Dunlop founded the Irish Champion Athletic Club in 1871. After an initial meeting at Trinity College, the Provost of the College banned any further meeting on campus. Dunlop had to find a new home for his sporting endeavours. Writing in 1921, Dunlop stated: "I was therefore forced to look for another plot, and after careful consideration chose the present Lansdowne Road one. In conjunction with the late Edward Dillon (my trainer), I took a 69 year lease from the Pembroke Estate, paying a ground rent of £60 per annum, of part only of the premises stretching from the railway to about 60 yards from the Dodder. I laid down a cinder running path of a quarter-mile, laid down the present Lansdowne Tennis Club ground with my own theodolite, started a Lansdowne archery club, a Lansdowne cricket club, and last, but not least, the Lansdowne Rugby Football Club - colours red, black and yellow. On the tennis club grounds the first tennis championship was held long before Fitzwilliam meetings."[3]
Dunlop founded Lansdowne Football Club in 1872 and that club has played rugby union ever since at the grounds, being one of the most prominent and successful rugby clubs in Leinster and Ireland. Wanderers Football Club, founded in 1869, joined Lansdowne at the grounds later. The two clubs were tenants since that time, and also use the new Aviva Stadium.[citation needed]
Some 300 cartloads of soil from a trench beneath the railway were used to raise the ground, allowing Dunlop to utilise his engineering expertise to create a pitch envied around Ireland.[citation needed]

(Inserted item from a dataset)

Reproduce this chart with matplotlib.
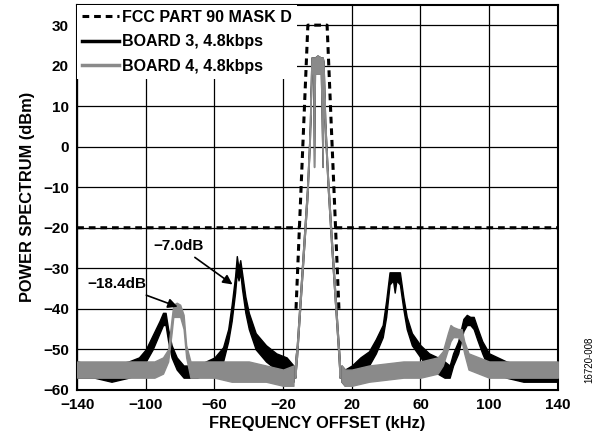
import numpy as np
import matplotlib.pyplot as plt

plt.rcParams['font.family'] = ['Liberation Sans', 'DejaVu Sans']
plt.rcParams['font.weight'] = 'bold'

# FCC part 90 mask D outline (kHz, dBm); nan breaks the polyline
mask_f = [-140, -10.5, np.nan, -12.5, -5.6, 5.6, 12.5, np.nan, 10.5, 140]
mask_p = [-20, -20, np.nan, -40, 30, 30, -40, np.nan, -20, -20]

# central carrier (shared shape), kHz / lower / upper envelope in dBm
center_f = [-13, -12, -10, -8, -6, -4.5, -3.5, -2.5, -2, -1.5, 0, 2, 3, 3.5, 4.5, 6, 8, 10, 12, 13]
center_lo = [-57, -52, -39, -26, -13, 1, 18, 19, -5, 18, 18, 18, -5, 16, 3, -10, -24, -37, -50, -57]
center_hi = [-53, -49, -36, -23, -10, 4, 22, 22, 22, 22, 22.5, 22, 22, 21, 6, -7, -21, -34, -47, -53]

# board 3 (black) envelope
b3_left_f = [-140, -130, -120, -110, -104, -100, -96, -92, -90, -88.5, -87, -85, -82, -78, -70, -60,
             -55, -52, -50, -48, -47, -46, -45, -44, -42, -40, -36, -30, -24, -18, -14]
b3_left_lo = [-57, -57, -58, -57, -56, -53, -50, -46, -44, -44, -48, -52, -55, -57, -57, -55,
              -53, -48, -43, -36, -31, -33, -31, -35, -41, -45, -50, -53, -55, -56, -58]
b3_left_hi = [-53, -54, -54, -53, -52, -50, -46.5, -43, -41, -41, -45, -49, -52, -54, -54, -52,
              -49.5, -45, -39, -32, -27, -30, -28, -31, -37, -41, -46, -49, -51, -52, -54]
b3_right_f = [14, 16, 20, 25, 30, 34, 38, 40, 42, 44, 45, 46, 48, 50, 52, 55, 60, 65, 70, 74, 77,
              79, 82, 85, 87, 89, 91, 93, 96, 100, 110, 120, 130, 140]
b3_right_lo = [-58, -59, -58, -57, -54, -51, -47, -42, -34, -33, -36, -33, -34, -40, -45, -49, -52,
               -55, -56, -57, -57, -54, -51, -45.5, -44, -44, -45, -47.5, -51, -55, -57, -58, -58, -58]
b3_right_hi = [-54, -55, -54, -52, -50.5, -47.5, -44, -38, -31, -31, -31, -31, -31, -37, -42, -46, -49,
               -51, -52, -53, -54, -51, -48, -42.5, -41.5, -42, -42, -44.5, -48, -51, -53, -54, -54, -54]

# board 4 (grey) envelope
b4_left_f = [-140, -120, -105, -95, -90, -87, -85, -84, -82, -80, -78, -76.5, -74, -60, -50, -40,
             -30, -20, -14]
b4_left_lo = [-57, -57, -57, -57, -56, -53, -46, -42, -42, -42, -45, -52, -57, -57, -58, -58,
              -58, -59, -59]
b4_left_hi = [-53, -53, -53, -53, -52, -50, -42.5, -39, -38.5, -39, -41.5, -49, -53, -53, -53, -53,
              -54, -55, -54]
b4_right_f = [14, 16, 20, 30, 50, 60, 70, 73, 76, 77.5, 79, 82, 84, 85.5, 88, 100, 120, 140]
b4_right_lo = [-58, -59, -59, -58, -57, -57, -56, -54, -50, -48, -47, -47, -48, -51, -55, -57, -57, -57]
b4_right_hi = [-54, -55, -55, -54, -53, -53, -52, -50.5, -46, -44, -44.5, -45, -45, -48, -51, -53, -53, -53]

x_ticks = [-140, -100, -60, -20, 20, 60, 100, 140]
y_ticks = [-60, -50, -40, -30, -20, -10, 0, 10, 20, 30]

GREY = '#8a8a8a'

fig = plt.figure(figsize=(6.03, 4.44), dpi=100)
ax = fig.add_axes([0.128, 0.122, 0.797, 0.867])


def draw_board(f, lo, hi, color, z):
    ax.fill_between(f, lo, hi, color=color, lw=1.0, edgecolor=color, zorder=z)


for f, lo, hi in [(b3_left_f, b3_left_lo, b3_left_hi),
                  (center_f, center_lo, center_hi),
                  (b3_right_f, b3_right_lo, b3_right_hi)]:
    draw_board(f, lo, hi, 'black', 3)
for f, lo, hi in [(b4_left_f, b4_left_lo, b4_left_hi),
                  (center_f, center_lo, center_hi),
                  (b4_right_f, b4_right_lo, b4_right_hi)]:
    draw_board(f, lo, hi, GREY, 4)

ax.plot(mask_f, mask_p, color='black', lw=2.2, ls=(0, (2.2, 1.6)), zorder=5)

# legend proxies
h_mask, = ax.plot([], [], color='black', lw=2.2, ls=(0, (2.2, 1.6)))
h_b3, = ax.plot([], [], color='black', lw=2.5)
h_b4, = ax.plot([], [], color=GREY, lw=2.5)
leg = ax.legend([h_mask, h_b3, h_b4],
                ['FCC PART 90 MASK D', 'BOARD 3, 4.8kbps', 'BOARD 4, 4.8kbps'],
                loc='upper left', bbox_to_anchor=(0, 1), borderaxespad=0.0,
                borderpad=0.3, handlelength=2.3, handletextpad=0.2,
                labelspacing=0.6, fancybox=False, framealpha=1,
                prop={'size': 11.5, 'weight': 'bold'})
leg.get_frame().set_edgecolor('none')
leg.set_zorder(10)

ax.annotate('\u22127.0dB', xy=(-49.5, -34), xytext=(-66, -24.5),
            ha='right', va='center', fontsize=11, fontweight='bold',
            arrowprops=dict(arrowstyle='-|>', color='black', lw=1.2,
                            mutation_scale=14, shrinkA=2, shrinkB=0), zorder=8)
ax.annotate('\u221218.4dB', xy=(-81.5, -39.5), xytext=(-99.5, -34),
            ha='right', va='center', fontsize=11, fontweight='bold',
            arrowprops=dict(arrowstyle='-|>', color='black', lw=1.2,
                            mutation_scale=14, shrinkA=2, shrinkB=0), zorder=8)

ax.set_xlim(-140, 140)
ax.set_ylim(-60, 35)
ax.set_xticks(x_ticks)
ax.set_yticks(y_ticks)
ax.set_xticklabels([str(t).replace('-', '\u2212') for t in x_ticks])
ax.set_yticklabels([str(t).replace('-', '\u2212') for t in y_ticks])
ax.tick_params(length=0, labelsize=11, pad=6)
for lab in ax.get_xticklabels() + ax.get_yticklabels():
    lab.set_fontweight('bold')
ax.grid(True, color='black', lw=0.9)
ax.set_axisbelow(True)
for s in ax.spines.values():
    s.set_linewidth(1.5)

ax.set_xlabel('FREQUENCY OFFSET (kHz)', fontsize=11.8, fontweight='bold', labelpad=3)
ax.set_ylabel('POWER SPECTRUM (dBm)', fontsize=11.8, fontweight='bold', labelpad=6)

fig.text(0.978, 0.19, '16720-008', rotation=90, fontsize=7, fontweight='normal',
         ha='center', va='center')

fig.savefig('out.png', dpi=100)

Rugby gradually became the main use of the grounds: the first representative rugby match was an inter provincial fixture between Leinster and Ulster in December 1876, and on 11 March 1878, Lansdowne Road hosted its first international rugby fixture, against England, making it the world's oldest rugby union Test venue. Dunlop charged the IRFU £5 and half of any profits over £50 after expenses. The first victory Ireland had at the ground took place on 5 February 1887, against England. Around this time, the treasurer of the IRFU, Harry Sheppard, acquired the lease from Dunlop and when Sheppard died in 1906, the union paid his estate £200 for the lease.[4]
Dunlop attended Trinity College, Dublin, where he studied engineering. Dunlop is an ancestor of Irish racehorse trainer Mouse Morris, through his granddaughter, Sheila, the mother of Morris.[citation needed]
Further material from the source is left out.